How Inertial Drift revitalised the arcade racing genre
After the infamous double whammy of Split/Second and Blur seemed to herald the genre’s demise, we’ve been spoiled for high quality arcade racers in recent years. Hotshot Racing kicked things off, while last year’s Senna Forever expansion gave the excellent Horizon Chase Turbo a fresh boost and in its wake was impressive superscaler tribute Slipstream – yet amidst that bumper crop there’s one that stood out.
Inertial Drift Twilight Rivals
- Publisher: PQube
- Developer: Level 91
- Platform: Played on PS5
- Availability: Out now on PC, PS4/PS5, Xbox and Nintendo Switch
Inertial Drift’s an arcade racer that’s both familiar and refreshingly different; styled after the eternally slick Ridge Racer Type 4, developer Level 91’s debut distinguishes itself with a novel handling model built around a twin-stick system. It’s innovative and kind of ingenious, putting a welcome emphasis on the art of wrestling with a car that wants to live life sideways.
“I’d started working on this prototype based on Ridge Racer,” Michael O’Kane, director and programmer of Inertial Drift, tells me. “I loved Ridge Racer, and I felt like there was a style of drifting arcade game that had disappeared.”
Inertial Drift was O’Kane’s attempt to get back to a style of racer that had been lost to time – one where the focus was on the drifting itself. “Whenever you start making a game, you start thinking about genre distinctions,” he says. “I feel like there’s a big distinction between old-style, pure drifting games and the switch to boosts becoming an incentive to drift – it completely changed everything, and so the tracks got wider and wider to make that possible and it became less about being precise.”

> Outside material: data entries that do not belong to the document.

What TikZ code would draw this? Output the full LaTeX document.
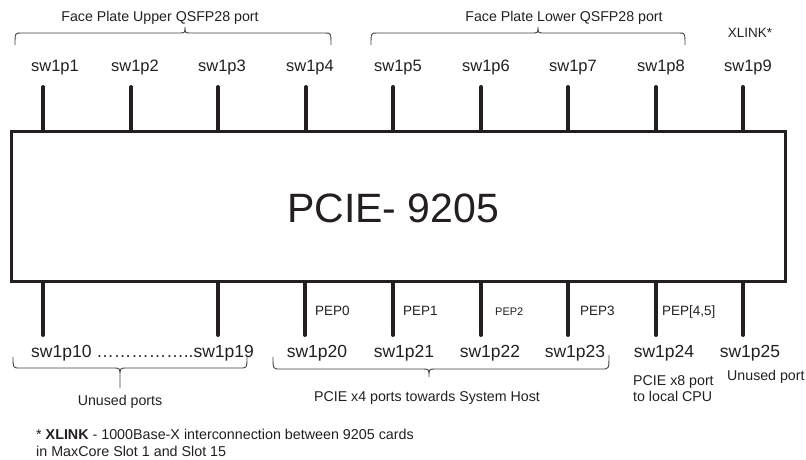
\documentclass[tikz,border=0pt]{standalone}
\usepackage{fontspec}
\setmainfont{Liberation Sans}
\definecolor{ink}{HTML}{231F20}
\tikzset{
  chipbox/.style={draw=ink, line width=3pt, fill=white},
  pinline/.style={draw=ink, line width=4pt, line cap=round},
  bracel/.style={draw=ink!85, line width=0.9pt},
  portlbl/.style={inner sep=0pt, text=ink, font=\fontsize{16.5}{19}\selectfont},
  portlblb/.style={inner sep=0pt, text=ink, font=\fontsize{17.5}{20}\selectfont},
  smalllbl/.style={inner sep=0pt, text=ink, font=\fontsize{14.2}{17}\selectfont},
  peplbl/.style={inner sep=0pt, text=ink, font=\fontsize{13.5}{16}\selectfont, anchor=base west},
  notelbl/.style={inner sep=0pt, text=ink, font=\fontsize{14.3}{16}\selectfont, anchor=base west},
}
\begin{document}
\begin{tikzpicture}[x=1pt,y=-1pt]
\useasboundingbox (0,0) rectangle (806,459);

% chip
\node[chipbox, minimum width=774pt, minimum height=150pt, inner sep=0pt, anchor=north west] (chip) at (10,130) {};
\node[inner sep=0pt, text=ink, font=\fontsize{41}{45}\selectfont, anchor=base west] (title) at (287,222) {PCIE- 9205};

% top pins
\foreach \i/\x in {1/43,2/131,3/218,4/306,5/393,6/481,7/568,8/656,9/743}{
  \coordinate (t\i) at (\x,87);
  \draw[pinline] (t\i) -- (t\i |- chip.north);
}
% bottom pins
\foreach \i/\x in {10/43,19/218,20/305,21/393,22/481,23/568,24/656,25/743}{
  \coordinate (b\i) at (\x,335);
  \draw[pinline] (b\i) -- (b\i |- chip.south);
}

% top labels
\node[portlbl, anchor=base] (l1) at (55,71) {sw1p1};
\node[portlbl, anchor=base] (l2) at (135,71) {sw1p2};
\node[portlbl, anchor=base] (l3) at (222,71) {sw1p3};
\node[portlbl, anchor=base] (l4) at (310,71) {sw1p4};
\node[portlbl, anchor=base] (l5) at (398,71) {sw1p5};
\node[portlbl, anchor=base] (l6) at (486,71) {sw1p6};
\node[portlbl, anchor=base] (l7) at (573,71) {sw1p7};
\node[portlbl, anchor=base] (l8) at (661,71) {sw1p8};
\node[portlbl, anchor=base] (l9) at (748,71) {sw1p9};

% bottom labels
\node[portlblb, anchor=base west] (l10) at (31,357) {sw1p10 ……………..sw1p19};
\node[portlblb, anchor=base] (l20) at (317,357) {sw1p20};
\node[portlblb, anchor=base] (l21) at (404,357) {sw1p21};
\node[portlblb, anchor=base] (l22) at (490,357) {sw1p22};
\node[portlblb, anchor=base] (l23) at (575,357) {sw1p23};
\node[portlblb, anchor=base] (l24) at (664,357) {sw1p24};
\node[portlblb, anchor=base] (l25) at (750,357) {sw1p25};

% PEP labels
\node[peplbl] (pep0) at (315,315) {PEP0};
\node[peplbl] (pep1) at (403,315) {PEP1};
\node[peplbl, font=\fontsize{11}{13}\selectfont] (pep2) at (495,315) {PEP2};
\node[peplbl] (pep3) at (580,315) {PEP3};
\node[peplbl] (pep45) at (662,315) {PEP[4,5]};

% top braces
\draw[bracel] (15,45) .. controls (15,33) .. (21,33) -- (179,33) .. controls (185,33) .. (185,27)
  .. controls (185,33) .. (191,33) -- (325,33) .. controls (331,33) .. (331,45);
\draw[bracel] (371,45) .. controls (371,33) .. (377,33) -- (532,33) .. controls (538,33) .. (538,27)
  .. controls (538,33) .. (544,33) -- (679,33) .. controls (685,33) .. (685,45);
\node[smalllbl, anchor=base] (upper) at (160,21) {Face Plate Upper QSFP28 port};
\node[smalllbl, anchor=base] (lower) at (564,21) {Face Plate Lower QSFP28 port};
\node[smalllbl, font=\fontsize{13.5}{16}\selectfont, anchor=base] (xlink) at (750,37) {XLINK*};

% bottom braces
\draw[bracel] (13,357) .. controls (13,368) .. (20,368) -- (113,368) .. controls (120,368) .. (120,376) -- (120,388)
  -- (120,376) .. controls (120,368) .. (127,368) -- (240,368) .. controls (247,368) .. (247,357);
\draw[bracel] (273,357) .. controls (273,369) .. (280,369) -- (423,369) .. controls (429,369) .. (429,377)
  .. controls (429,369) .. (435,369) -- (602,369) .. controls (609,369) .. (609,355);
\node[smalllbl, anchor=base] (unused) at (120,405) {Unused ports};
\node[smalllbl, anchor=base] (pcie4) at (427,401) {PCIE x4 ports towards System Host};
\node[smalllbl, anchor=base west] (pcie8a) at (633,385) {PCIE x8 port};
\node[smalllbl, anchor=base west] (pcie8b) at (633,401) {to local CPU};
\node[smalllbl, anchor=base west] (unused1) at (727,380) {Unused port};

% footnote
\node[notelbl] (fn1) at (36,439) {* \textbf{XLINK} - 1000Base-X interconnection between 9205 cards};
\node[notelbl] (fn2) at (36,456) {in MaxCore Slot 1 and Slot 15};
\end{tikzpicture}
\end{document}
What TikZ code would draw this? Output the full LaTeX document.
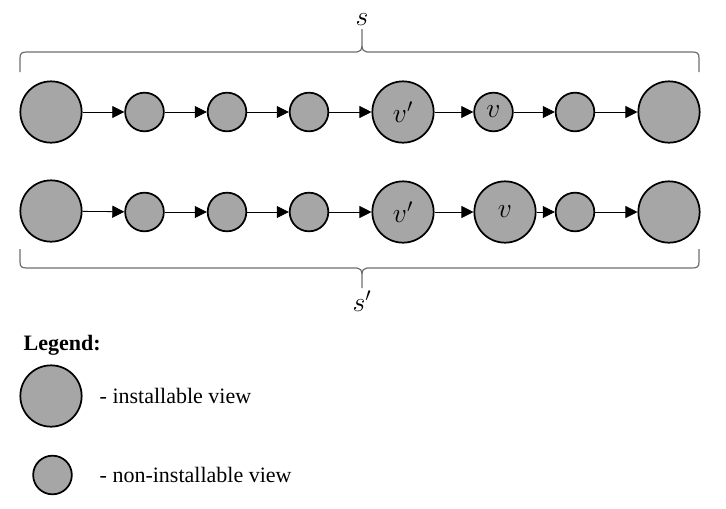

In O’Kane’s ideal arcade racing game, the drifting is the reward – which is why it’s vital that it have depth and nuance, something which Inertial Drift’s delivers on generously. Its unique twin-stick control method is behind much of that; here, the left stick steers while the right controls drift angle, with success being about finding a balance between those inputs and the throttle and brake. The result is an elastic dance I’ve never really tired of despite returning to Inertial Drift again and again, and what distinguishes it from its peers.